Ansa
Il Bi e il Ba
Il retroscena esiste se c'è una scena
Tutte le merci del retrobottega ora sono traslocate in vetrina: non c'è bisogno di nessuna spia e nessun dietrologo per capire che, dietro al "piano di Trump" in 28 punti, c'è il Cremlino
Un tempo, quando in politica esisteva qualcosa degno di esser chiamato scena, aveva senso parlare di retroscena; e c’era motivo di riferirsi al sottobosco, implicando indirettamente la presenza di un bosco. In quell’epoca, che sembra oggi remotissima, i servizi segreti tramavano soltanto nell’ombra, e queste loro operazioni occulte autorizzavano i dietrologi – mestiere che, alludendo a un dietro, presupponeva per l’appunto l’esistenza di un davanti – a lanciare le congetture più spericolate. Ne ricordo una: e se i comunicati delle Brigate Rosse all’epoca del sequestro Moro li avesse confezionati il Kgb? Lo ipotizzò il diplomatico Renzo Rota, a cui parve di riscontrare nel secondo comunicato brigatista ventisette formule-spia, cioè espressioni italiane innaturali che tradivano una diretta derivazione dal russo. La sua teoria non convinse quasi nessuno, ma non è questo il punto.

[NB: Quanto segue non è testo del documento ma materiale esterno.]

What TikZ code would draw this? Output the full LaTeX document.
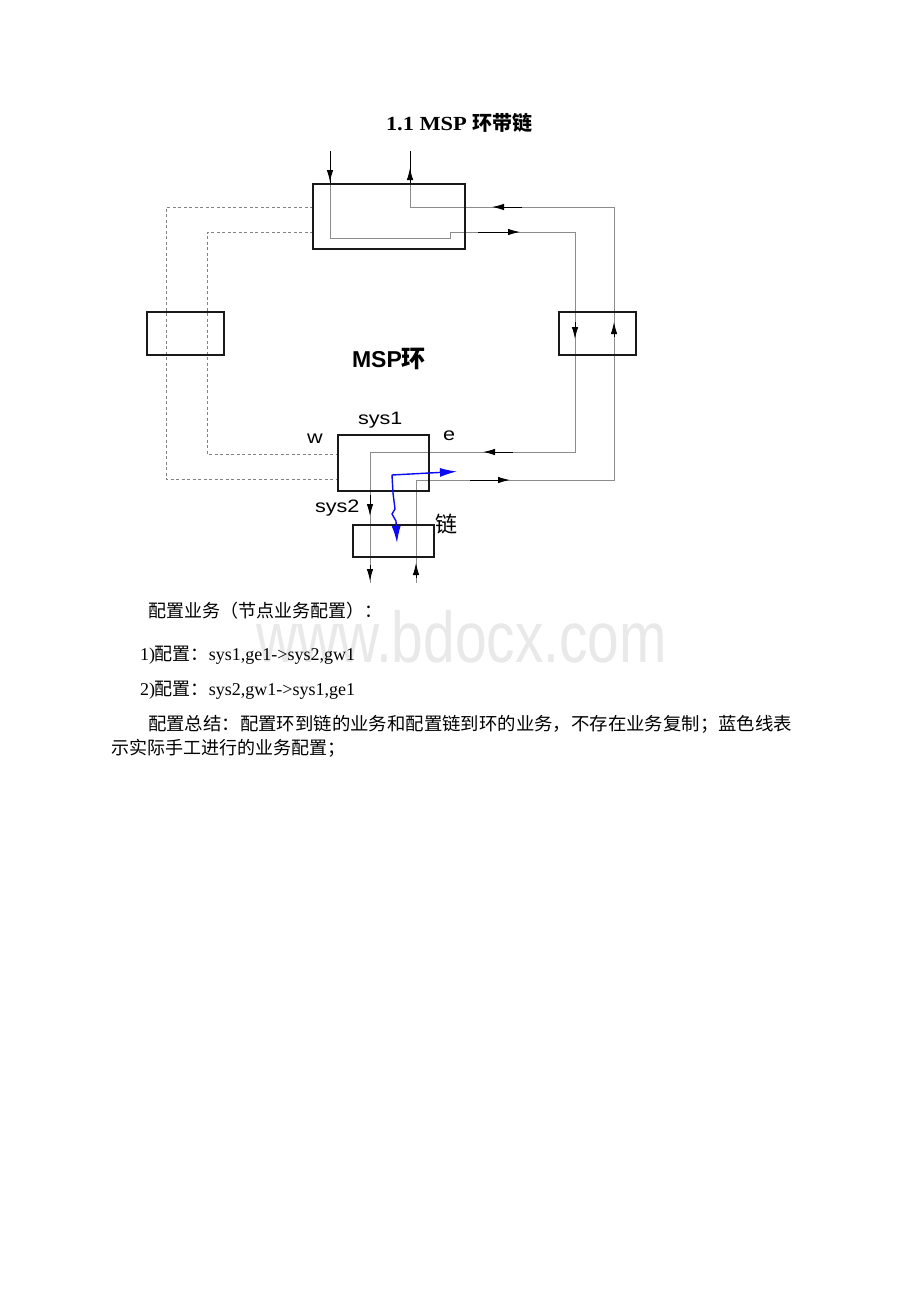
\documentclass[tikz,border=0pt]{standalone}
\usepackage{fontspec}
\usepackage{graphicx}
\setmainfont{Liberation Serif}
\newfontfamily\cjk{Noto Sans CJK SC}
\newfontfamily\arial{Liberation Sans}
\usetikzlibrary{arrows.meta}
\definecolor{linegray}{RGB}{140,140,140}
\definecolor{dashgray}{RGB}{130,130,130}
\definecolor{wmgray}{RGB}{233,233,233}
\definecolor{boxline}{RGB}{25,25,25}
\definecolor{flowblue}{RGB}{10,10,245}
\newcommand{\fsz}[1]{\fontsize{#1}{#1}\selectfont}
\begin{document}
\begin{tikzpicture}[x=1pt,y=-1pt,
  boxnode/.style={draw=boxline, line width=2pt, inner sep=0pt, outer sep=0pt, anchor=north west},
  conn/.style={draw=linegray, line width=0.9pt},
  darkseg/.style={draw=black, line width=0.9pt},
  ringdash/.style={draw=dashgray, line width=0.9pt, dash pattern=on 3pt off 2.5pt},
  tipseg/.style={draw=black, line width=0.9pt, -{Latex[length=12pt,width=6.5pt]}},
  blueflow/.style={draw=flowblue, line width=1.4pt, line join=round, {Latex[length=17pt,width=9pt]}-{Latex[length=17pt,width=9pt]}},
  lbl/.style={inner sep=0pt, outer sep=0pt, anchor=base west},
  bodytext/.style={inner sep=0pt, outer sep=0pt, anchor=base west, font=\fsz{18}},
]
\fill[white] (0,0) rectangle (920,1302);
\useasboundingbox (0,0) rectangle (920,1302);

% watermark
\node[lbl, text=wmgray] (wm) at (256,662) {\arial\fsz{72}\scalebox{0.79}[1]{www.bdocx.com}};

% title
\node[lbl] (title) at (386,130.5) {\fsz{20}\bfseries\scalebox{1.12}[1]{1.1 MSP}\hspace{6pt}{\cjk\fsz{20}环带链}};

% coordinates of path A (ring -> east -> sys1 -> chain)
\coordinate (pA0) at (330,151);
\coordinate (pA1) at (330,238);
\coordinate (pA2) at (450,238);
\coordinate (pA3) at (450,232);
\coordinate (pA4) at (575,232);
\coordinate (pA5) at (575,452);
\coordinate (pA6) at (370,452);
\coordinate (pA7) at (370,583);
% coordinates of path B (chain -> sys1 -> east -> top)
\coordinate (pB0) at (416,583);
\coordinate (pB1) at (416,480);
\coordinate (pB2) at (614,480);
\coordinate (pB3) at (614,207);
\coordinate (pB4) at (410,207);
\coordinate (pB5) at (410,151);
% west (dashed) path coordinates
\coordinate (dO0) at (313,207);
\coordinate (dO1) at (166,207);
\coordinate (dO2) at (166,479);
\coordinate (dO3) at (338,479);
\coordinate (dI0) at (313,232);
\coordinate (dI1) at (207,232);
\coordinate (dI2) at (207,454);
\coordinate (dI3) at (338,454);
% blue configured path
\coordinate (bl0) at (457,471.5);
\coordinate (bl1) at (392,475);
\coordinate (bl2) at (393,493);
\coordinate (bl3) at (395,509);
\coordinate (bl4) at (392,514);
\coordinate (bl5) at (396,521);
\coordinate (bl6) at (397,543);

% dashed west side
\draw[ringdash] (dO0) -- (dO1) -- (dO2) -- (dO3);
\draw[ringdash] (dI0) -- (dI1) -- (dI2) -- (dI3);

% solid east side
\draw[conn] (pA0) -- (pA1) -- (pA2) -- (pA3) -- (pA4) -- (pA5) -- (pA6) -- (pA7);
\draw[conn] (pB0) -- (pB1) -- (pB2) -- (pB3) -- (pB4) -- (pB5);

% dark top stubs
\draw[darkseg] (pA0) -- ++(0,33);
\draw[darkseg] (pB5) -- ++(0,33);

% arrowheads on path A
\draw[tipseg] (pA0) -- ++(0,31);
\draw[tipseg] (pA3) ++(28,0) -- ++(42,0);
\draw[tipseg] (pA4) ++(0,90) -- ++(0,17);
\draw[tipseg] (pA5) ++(-62,0) -- ++(-30,0);
\draw[tipseg] (pA6) ++(0,43) -- ++(0,21);
\draw[tipseg] (pA6) ++(0,113) -- ++(0,16);
% arrowheads on path B
\draw[tipseg] (pB0) ++(0,-5) -- ++(0,-15);
\draw[tipseg] (pB1) ++(54,0) -- ++(40,0);
\draw[tipseg] (pB3) ++(0,130) -- ++(0,-15);
\draw[tipseg] (pB3) ++(-92,0) -- ++(-30,0);
\draw[tipseg] (pB5) ++(0,33) -- ++(0,-16);

% boxes
\node[boxnode, minimum width=152pt, minimum height=65pt] (topbox) at (313,184) {};
\node[boxnode, minimum width=77pt, minimum height=43pt] (westbox) at (147,312) {};
\node[boxnode, minimum width=77pt, minimum height=43pt] (eastbox) at (559,312) {};
\node[boxnode, minimum width=91pt, minimum height=56pt] (sysbox) at (338,435) {};
\node[boxnode, minimum width=81pt, minimum height=32pt] (chainbox) at (353,525) {};

% blue configured service
\draw[blueflow] (bl0) -- (bl1) -- (bl2) -- (bl3) -- (bl4) -- (bl5) -- (bl6);

% diagram labels
\node[lbl] (ringlbl) at (352,367) {\arial\bfseries\fsz{23}MSP{\cjk\fsz{24}环}};
\node[lbl] (sys1lbl) at (358,424.5) {\arial\fsz{18}\scalebox{1.2}[1]{sys1}};
\node[lbl] (wlbl) at (307,443) {\arial\fsz{18}\scalebox{1.2}[1]{w}};
\node[lbl] (elbl) at (443,440.5) {\arial\fsz{18}\scalebox{1.2}[1]{e}};
\node[lbl] (sys2lbl) at (315,512) {\arial\fsz{18}\scalebox{1.2}[1]{sys2}};
\node[inner sep=0pt] (chainlbl) at (446.3,524) {\cjk\fsz{22}链};

% body text
\node[bodytext] (t1) at (148,617.5) {\cjk 配置业务（节点业务配置）：};
\node[bodytext] (t2) at (140,660) {1){\cjk 配置：}sys1,ge1->sys2,gw1};
\node[bodytext] (t3) at (140,695) {2){\cjk 配置：}sys2,gw1->sys1,ge1};
\node[bodytext] (t4) at (148,730) {\resizebox{644pt}{\height}{\cjk 配置总结：配置环到链的业务和配置链到环的业务，不存在业务复制；蓝色线表}};
\node[bodytext] (t5) at (111,754.5) {\cjk 示实际手工进行的业务配置；};
\end{tikzpicture}
\end{document}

Oggi il retroscena si è mangiato la scena così come il mare erode i litorali, il sottobosco fa ormai tutt’uno con quel che resta del bosco, il Kgb ha un suo uomo al Cremlino e i dietrologi hanno il torcicollo a forza di girarsi, via via che tutte le merci del retrobottega sono traslocate in vetrina. Così, per esempio, sappiamo dagli analisti che il famigerato piano di pace in ventotto punti presentato dagli Stati Uniti a Zelensky è infarcito di espressioni che nessun americano userebbe, ma che messe in bocca a un moscovita o a un pietroburghese suonano del tutto naturali – un po’ come quei “babbino” e “colombello” di cui traboccano certe traduzioni italiane dei romanzi russi. Una differenza con le vecchie congetture dei dietrologi c’è, però: stavolta le formule-spia non sono ventisette, sono ventotto – l’intero testo del piano Trump.